Perioperative Statin Therapy Improves Clinical Outcomes Following CABG Surgery

Perioperative statin therapy, started anywhere from a week to 21 days before surgery, significantly improves clinical outcomes following CABG surgery, according to the results of a new review.

While the use of statins before and after surgery significantly reduced the risk of A-fib, as well as appeared to reduce the short-term risk of all-cause mortality, researchers say the lipid-lowering drugs are frequently stopped in patients undergoing CABG surgery. Perioperative Statin Therapy Improves Clinical Outcomes Following CABG Surgery

“In the literature, among the patients going for bypass surgery, there is a practice among surgeons that has them discontinue the medication out of concerns for side effects,” senior investigator Islam Elgendy, MD, University of Florida in Gainesville, told TCTMD. “We conducted the review to look at the benefits and hazardous events that might happen when using statins for patients undergoing bypass surgery.”

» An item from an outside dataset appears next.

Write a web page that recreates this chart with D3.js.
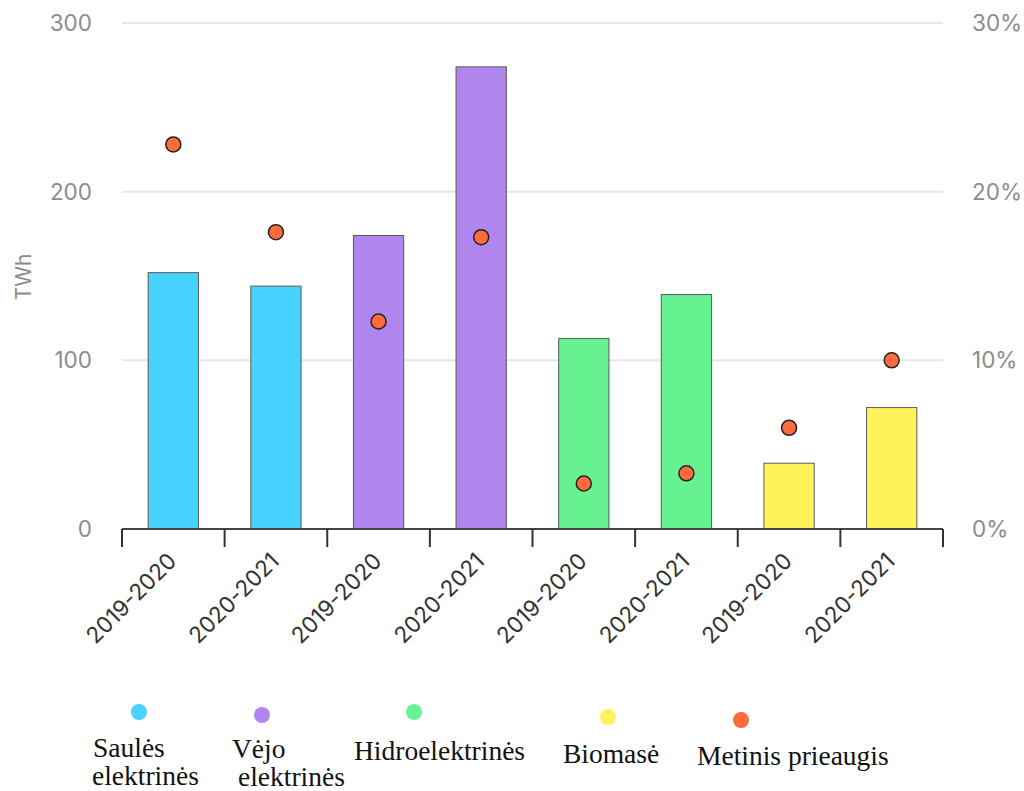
<!DOCTYPE html>
<html>
<head>
<meta charset="utf-8">
<script src="https://cdn.jsdelivr.net/npm/d3@7"></script>
<style>
  html, body { margin: 0; padding: 0; background: #fff; }
  svg { display: block; }
</style>
</head>
<body>
<svg id="chart" width="1024" height="791"></svg>
<script>
// Production (TWh) and yearly growth (%) by energy source
const periods = ["2019-2020", "2020-2021", "2019-2020", "2020-2021", "2019-2020", "2020-2021", "2019-2020", "2020-2021"];
const sources = ["Saulės elektrinės", "Saulės elektrinės", "Vėjo elektrinės", "Vėjo elektrinės", "Hidroelektrinės", "Hidroelektrinės", "Biomasė", "Biomasė"];
const production = [152, 144, 174, 274, 113, 139, 39, 72];
const growth = [22.8, 17.6, 12.3, 17.3, 2.7, 3.3, 6.0, 10.0];
const leftTicks = [0, 100, 200, 300];
const rightTicks = [0, 10, 20, 30];
const legendNames = ["Saulės elektrinės", "Vėjo elektrinės", "Hidroelektrinės", "Biomasė", "Metinis prieaugis"];
const legendColors = ["#48d2ff", "#b085ed", "#66f291", "#fff25a", "#ff6b3d"];

const svg = d3.select("#chart");
const plotLeft = 122, plotRight = 943, plotTop = 23, plotBottom = 529;
const sansFont = "Inter, 'Open Sans', sans-serif";

const x = d3.scaleBand().domain(d3.range(periods.length)).range([plotLeft, plotRight]).paddingInner(0.51).paddingOuter(0.255);
const y = d3.scaleLinear().domain([0, 300]).range([plotBottom, plotTop]);
const y2 = d3.scaleLinear().domain([0, 30]).range([plotBottom, plotTop]);
const colorOf = d3.scaleOrdinal().domain(legendNames).range(legendColors);

// gridlines
svg.append("g").selectAll("line").data(leftTicks.filter(d => d > 0)).join("line")
  .attr("x1", plotLeft).attr("x2", plotRight)
  .attr("y1", d => y(d)).attr("y2", d => y(d))
  .attr("stroke", "#e6e6e6").attr("stroke-width", 2);

// left axis labels
svg.append("g").selectAll("text").data(leftTicks).join("text")
  .attr("x", 92).attr("y", d => y(d)).attr("dy", "0.35em")
  .attr("text-anchor", "end")
  .attr("font-family", sansFont).attr("font-size", 22.5)
  .attr("fill", "#8c8c8c")
  .text(d => d);

// right axis labels
svg.append("g").selectAll("text").data(rightTicks).join("text")
  .attr("x", 972).attr("y", d => y2(d)).attr("dy", "0.35em")
  .attr("text-anchor", "start")
  .attr("font-family", sansFont).attr("font-size", 22.5)
  .attr("fill", "#8c8c8c")
  .text(d => d + "%");

// axis title
svg.append("text")
  .attr("transform", "translate(31,277) rotate(-90)")
  .attr("text-anchor", "middle")
  .attr("font-family", sansFont).attr("font-size", 21)
  .attr("fill", "#8c8c8c")
  .text("TWh");

// bars
svg.append("g").selectAll("rect").data(production).join("rect")
  .attr("x", (d, i) => x(i)).attr("width", x.bandwidth())
  .attr("y", d => y(d)).attr("height", d => plotBottom - y(d))
  .attr("fill", (d, i) => colorOf(sources[i]))
  .attr("stroke", "#5a5a5a").attr("stroke-width", 1);

// x axis with ticks at band boundaries
const xAxis = svg.append("g");
xAxis.append("line").attr("x1", plotLeft).attr("x2", plotRight).attr("y1", plotBottom).attr("y2", plotBottom)
  .attr("stroke", "#444").attr("stroke-width", 2);
const boundaries = d3.range(periods.length + 1).map(i => plotLeft + i * x.step());
xAxis.selectAll("line.tick").data(boundaries).join("line").attr("class", "tick")
  .attr("x1", d => d).attr("x2", d => d).attr("y1", plotBottom).attr("y2", plotBottom + 18)
  .attr("stroke", "#333").attr("stroke-width", 2);
xAxis.selectAll("text").data(periods).join("text")
  .attr("transform", (d, i) => `translate(${x(i) + x.bandwidth() / 2 - 1},${plotBottom + 28}) rotate(-45)`)
  .attr("text-anchor", "end").attr("dy", "0.35em")
  .attr("font-family", sansFont).attr("font-size", 22.5)
  .attr("fill", "#333")
  .text(d => d);

// growth points
svg.append("g").selectAll("circle").data(growth).join("circle")
  .attr("cx", (d, i) => x(i) + x.bandwidth() / 2)
  .attr("cy", d => y2(d))
  .attr("r", 7.5)
  .attr("fill", legendColors[4])
  .attr("stroke", "#222").attr("stroke-width", 1.5);

// legend
const legendItems = [
  { dot: [139, 712], lines: [["Saulės", 93, 757], ["elektrinės", 92, 785]] },
  { dot: [262, 715], lines: [["Vėjo", 232, 758], ["elektrinės", 238, 786]] },
  { dot: [414, 712], lines: [["Hidroelektrinės", 354, 760]] },
  { dot: [608, 717], lines: [["Biomasė", 563, 763]] },
  { dot: [741, 720], lines: [["Metinis prieaugis", 697, 765]] }
];
const lg = svg.append("g").selectAll("g").data(legendItems).join("g");
lg.append("circle")
  .attr("cx", d => d.dot[0]).attr("cy", d => d.dot[1]).attr("r", 8)
  .attr("fill", (d, i) => colorOf(legendNames[i]));
lg.append("text")
  .attr("font-family", "'Liberation Serif', 'Times New Roman', serif")
  .attr("font-size", 27.5).attr("fill", "#111")
  .selectAll("tspan").data(d => d.lines).join("tspan")
  .attr("x", w => w[1]).attr("y", w => w[2]).text(w => w[0]);
</script>
</body>
</html>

In their review published January 12, 2016, in the Annals of Thoracic Surgery, the researchers note that 1 study of 9,284 patients found just over one-third of patients were taking a statin in the year leading up to the CABG while another found statins were used in less than 10% of patients on the day of CABG surgery. These results are in line with other data suggesting statins remain underused even in patients with established CAD, despite the current American College of Cardiology/American Heart Association guidelines recommending statins for the treatment of coronary disease. 

Regarding A-fib, the reviewers highlight the ARMYDA-3 study, a 200-patient trial showing the use of atorvastatin 40 mg prescribed 7 days prior to surgery reduced the risk of postoperative A-fib by 61%. Trials testing rosuvastatin (Crestor; AstraZeneca) were mixed, with 1 small trial showing a reduction in A-fib with rosuvastatin 20 mg and another large study, the 1,922-patient STICS trial, failing to show a benefit. Elgendy said either rosuvastatin doesn’t reduce A-fib, or patients didn’t get the drug in time before surgery. In STICS, statin loading took place 8 days before surgery compared with other trials that utilized a 14- or 21-day run-in. 

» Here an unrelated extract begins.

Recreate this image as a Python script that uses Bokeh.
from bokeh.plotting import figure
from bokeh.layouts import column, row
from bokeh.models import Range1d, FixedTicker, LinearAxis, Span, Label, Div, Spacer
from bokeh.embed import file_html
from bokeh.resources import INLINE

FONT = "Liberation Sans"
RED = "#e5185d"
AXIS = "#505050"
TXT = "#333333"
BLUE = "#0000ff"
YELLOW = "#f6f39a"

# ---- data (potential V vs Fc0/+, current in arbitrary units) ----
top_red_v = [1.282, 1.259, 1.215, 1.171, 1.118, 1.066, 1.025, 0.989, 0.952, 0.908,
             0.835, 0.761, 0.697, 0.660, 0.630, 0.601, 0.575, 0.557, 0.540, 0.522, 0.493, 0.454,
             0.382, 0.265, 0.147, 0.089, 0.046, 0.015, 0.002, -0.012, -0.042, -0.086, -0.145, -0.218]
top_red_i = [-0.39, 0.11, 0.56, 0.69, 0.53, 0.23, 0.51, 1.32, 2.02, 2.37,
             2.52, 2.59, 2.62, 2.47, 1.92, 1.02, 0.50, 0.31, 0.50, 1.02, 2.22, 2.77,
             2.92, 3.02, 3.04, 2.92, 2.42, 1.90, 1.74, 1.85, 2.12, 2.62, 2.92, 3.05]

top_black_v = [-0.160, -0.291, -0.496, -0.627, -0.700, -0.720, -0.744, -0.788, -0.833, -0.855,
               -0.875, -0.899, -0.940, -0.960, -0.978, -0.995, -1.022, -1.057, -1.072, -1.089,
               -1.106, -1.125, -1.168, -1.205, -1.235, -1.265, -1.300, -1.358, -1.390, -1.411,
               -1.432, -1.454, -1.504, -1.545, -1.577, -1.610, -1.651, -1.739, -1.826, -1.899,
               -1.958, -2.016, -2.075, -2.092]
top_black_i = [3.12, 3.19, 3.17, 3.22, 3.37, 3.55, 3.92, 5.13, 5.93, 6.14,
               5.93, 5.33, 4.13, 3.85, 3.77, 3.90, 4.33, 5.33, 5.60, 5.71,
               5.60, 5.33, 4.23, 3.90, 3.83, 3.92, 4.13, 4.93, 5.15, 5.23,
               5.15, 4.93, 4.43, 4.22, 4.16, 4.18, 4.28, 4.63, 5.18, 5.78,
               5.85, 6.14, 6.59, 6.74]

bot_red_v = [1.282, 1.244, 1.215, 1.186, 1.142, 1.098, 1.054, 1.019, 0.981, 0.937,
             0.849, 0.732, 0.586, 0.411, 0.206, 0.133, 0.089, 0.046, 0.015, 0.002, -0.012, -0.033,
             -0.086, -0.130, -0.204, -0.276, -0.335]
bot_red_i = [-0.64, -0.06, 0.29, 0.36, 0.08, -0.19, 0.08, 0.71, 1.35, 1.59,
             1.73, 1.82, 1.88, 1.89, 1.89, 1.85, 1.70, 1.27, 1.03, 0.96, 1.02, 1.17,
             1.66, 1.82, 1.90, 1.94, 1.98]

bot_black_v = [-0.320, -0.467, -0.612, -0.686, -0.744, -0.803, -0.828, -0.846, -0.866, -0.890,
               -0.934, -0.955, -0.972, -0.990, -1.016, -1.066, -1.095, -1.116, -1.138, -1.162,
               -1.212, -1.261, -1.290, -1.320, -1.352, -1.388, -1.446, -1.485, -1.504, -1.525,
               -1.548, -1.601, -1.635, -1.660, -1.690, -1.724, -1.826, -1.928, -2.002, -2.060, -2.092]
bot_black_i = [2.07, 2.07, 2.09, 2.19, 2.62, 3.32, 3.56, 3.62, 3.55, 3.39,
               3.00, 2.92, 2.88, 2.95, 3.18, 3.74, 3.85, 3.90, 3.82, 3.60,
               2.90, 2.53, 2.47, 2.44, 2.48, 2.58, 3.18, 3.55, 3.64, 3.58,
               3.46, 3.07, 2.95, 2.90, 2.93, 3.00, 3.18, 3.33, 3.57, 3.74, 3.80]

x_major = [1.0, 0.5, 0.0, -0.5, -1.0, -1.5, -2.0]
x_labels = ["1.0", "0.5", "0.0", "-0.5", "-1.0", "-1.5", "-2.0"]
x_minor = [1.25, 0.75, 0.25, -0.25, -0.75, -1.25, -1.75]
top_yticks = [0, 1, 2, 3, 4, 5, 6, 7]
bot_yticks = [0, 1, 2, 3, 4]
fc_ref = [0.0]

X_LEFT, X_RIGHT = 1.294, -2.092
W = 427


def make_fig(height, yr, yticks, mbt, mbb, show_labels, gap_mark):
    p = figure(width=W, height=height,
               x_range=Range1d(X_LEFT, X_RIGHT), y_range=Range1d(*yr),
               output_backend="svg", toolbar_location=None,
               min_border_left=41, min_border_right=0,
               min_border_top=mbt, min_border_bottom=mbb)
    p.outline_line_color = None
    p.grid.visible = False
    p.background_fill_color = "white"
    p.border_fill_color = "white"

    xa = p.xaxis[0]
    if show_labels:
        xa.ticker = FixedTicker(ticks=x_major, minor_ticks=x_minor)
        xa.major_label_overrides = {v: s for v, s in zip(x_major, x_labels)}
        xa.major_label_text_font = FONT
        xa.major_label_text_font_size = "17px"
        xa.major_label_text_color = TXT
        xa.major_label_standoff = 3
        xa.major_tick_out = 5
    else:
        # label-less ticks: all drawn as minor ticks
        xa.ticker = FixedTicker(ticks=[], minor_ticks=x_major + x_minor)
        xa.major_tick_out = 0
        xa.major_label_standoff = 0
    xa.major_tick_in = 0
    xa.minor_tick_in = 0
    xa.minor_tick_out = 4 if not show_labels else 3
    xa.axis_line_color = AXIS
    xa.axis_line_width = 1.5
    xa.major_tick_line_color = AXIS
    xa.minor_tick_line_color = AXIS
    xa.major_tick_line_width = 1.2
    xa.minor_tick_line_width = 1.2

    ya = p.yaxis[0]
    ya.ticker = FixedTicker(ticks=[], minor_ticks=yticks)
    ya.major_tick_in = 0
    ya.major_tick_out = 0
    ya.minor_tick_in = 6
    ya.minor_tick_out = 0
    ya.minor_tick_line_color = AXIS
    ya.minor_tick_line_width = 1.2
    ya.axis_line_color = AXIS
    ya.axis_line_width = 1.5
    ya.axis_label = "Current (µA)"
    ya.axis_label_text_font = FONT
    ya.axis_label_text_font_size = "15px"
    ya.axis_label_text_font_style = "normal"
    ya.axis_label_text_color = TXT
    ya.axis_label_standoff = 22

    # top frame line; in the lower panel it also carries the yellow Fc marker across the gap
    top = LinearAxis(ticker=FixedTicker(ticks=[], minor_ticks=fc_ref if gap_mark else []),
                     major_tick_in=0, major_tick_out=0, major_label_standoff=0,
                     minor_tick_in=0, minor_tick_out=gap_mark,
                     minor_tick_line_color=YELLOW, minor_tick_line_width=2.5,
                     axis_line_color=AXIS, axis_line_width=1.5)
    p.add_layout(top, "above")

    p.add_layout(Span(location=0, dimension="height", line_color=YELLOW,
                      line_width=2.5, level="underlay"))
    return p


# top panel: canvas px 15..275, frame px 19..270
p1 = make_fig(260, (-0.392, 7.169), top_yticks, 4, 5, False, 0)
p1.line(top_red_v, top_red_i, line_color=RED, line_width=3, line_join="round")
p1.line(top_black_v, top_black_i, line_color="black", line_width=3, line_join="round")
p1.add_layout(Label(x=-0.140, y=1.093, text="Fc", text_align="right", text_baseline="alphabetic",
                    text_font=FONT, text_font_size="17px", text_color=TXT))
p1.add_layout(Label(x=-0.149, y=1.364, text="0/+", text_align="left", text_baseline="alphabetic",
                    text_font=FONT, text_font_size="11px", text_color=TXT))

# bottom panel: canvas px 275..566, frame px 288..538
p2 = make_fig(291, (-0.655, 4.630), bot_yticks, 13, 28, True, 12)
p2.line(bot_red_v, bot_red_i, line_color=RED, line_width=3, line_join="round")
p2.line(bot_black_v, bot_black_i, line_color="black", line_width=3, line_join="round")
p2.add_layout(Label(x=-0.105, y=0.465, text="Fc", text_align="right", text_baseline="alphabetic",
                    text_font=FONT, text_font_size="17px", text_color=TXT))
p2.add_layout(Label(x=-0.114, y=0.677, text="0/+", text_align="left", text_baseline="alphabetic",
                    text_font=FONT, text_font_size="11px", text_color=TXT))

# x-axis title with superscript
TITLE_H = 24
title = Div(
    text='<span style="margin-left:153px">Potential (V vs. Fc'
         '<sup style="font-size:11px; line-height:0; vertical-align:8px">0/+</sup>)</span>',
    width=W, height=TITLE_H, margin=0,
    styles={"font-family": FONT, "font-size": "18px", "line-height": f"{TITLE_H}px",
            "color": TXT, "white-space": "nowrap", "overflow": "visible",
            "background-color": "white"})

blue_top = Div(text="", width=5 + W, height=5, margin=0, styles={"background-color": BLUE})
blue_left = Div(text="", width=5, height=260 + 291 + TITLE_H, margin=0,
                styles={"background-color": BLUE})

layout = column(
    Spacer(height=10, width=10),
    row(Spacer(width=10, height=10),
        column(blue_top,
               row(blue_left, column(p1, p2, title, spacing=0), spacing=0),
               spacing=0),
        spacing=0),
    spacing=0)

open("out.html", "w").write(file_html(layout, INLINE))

In a meta-analysis of 12 randomized, placebo-controlled trials that was conducted by Elgendy and published in 2015 in the American Journal of Cardiology, starting statins before surgery was associated with a 58% lower risk of postoperative A-fib. Although the meta-analysis included STICS, Elgendy said the A-fib benefit was mostly seen in trials testing atorvastatin 20 mg or 40 mg. 

In addition to reducing the risk of A-fib, the data hints at a mortality benefit with the perioperative use of statin therapy. Multiple single-center observational studies showed the use of statins reduced the risk of mortality post-CABG, with estimates ranging from a 43% reduction in in-hospital mortality in 1 analysis to a 47% reduction in early mortality after CABG in another. Analysis of 16,000 patients included in a European registry found that preoperative statin use was the only medication associated with a reduction in postoperative mortality, a reduction not seen with other medications, including beta blockers and ACE inhibitors, report investigators.

To TCTMD, Elgendy said the guidelines make no reference to stopping statins prior to CABG but, even so, surgeons will stop the drugs out of potential concerns for muscle spasm or rhabdomyolysis after the procedure. However, he believes the data are sufficiently strong enough for physicians to continue with the medication. “If the patient is on a statin, we would recommend they continue taking it before and after the procedure,” said Elgendy. “If they’re not on a statin, and they’re going for the surgery, we would also recommend they start it.”

As for the benefits of statins beyond CABG, Elgendy said there are data suggesting that statin preloading could reduce the risk of periprocedural MI in PCI but emphasized that the current analysis did not specifically address this question. In their review, the researchers did not find statin therapy reduced the risk of MI after CABG, nor did the drugs appear to provide any protection to the kidney. The reviewers did observe a reduction in postoperative stroke/TIA with statins, but the benefit may be attributable to the reduction in postoperative A-fib, they say.  


Source:
Barakat AF, Saad M, Abuzaid A, et al. Perioperative statin therapy for patients undergoing coronary artery bypass grafting. Ann Thorac Surg. 2016;Epub ahead of print. 

Disclosures:

  • Elgendy reports no conflicts of interest.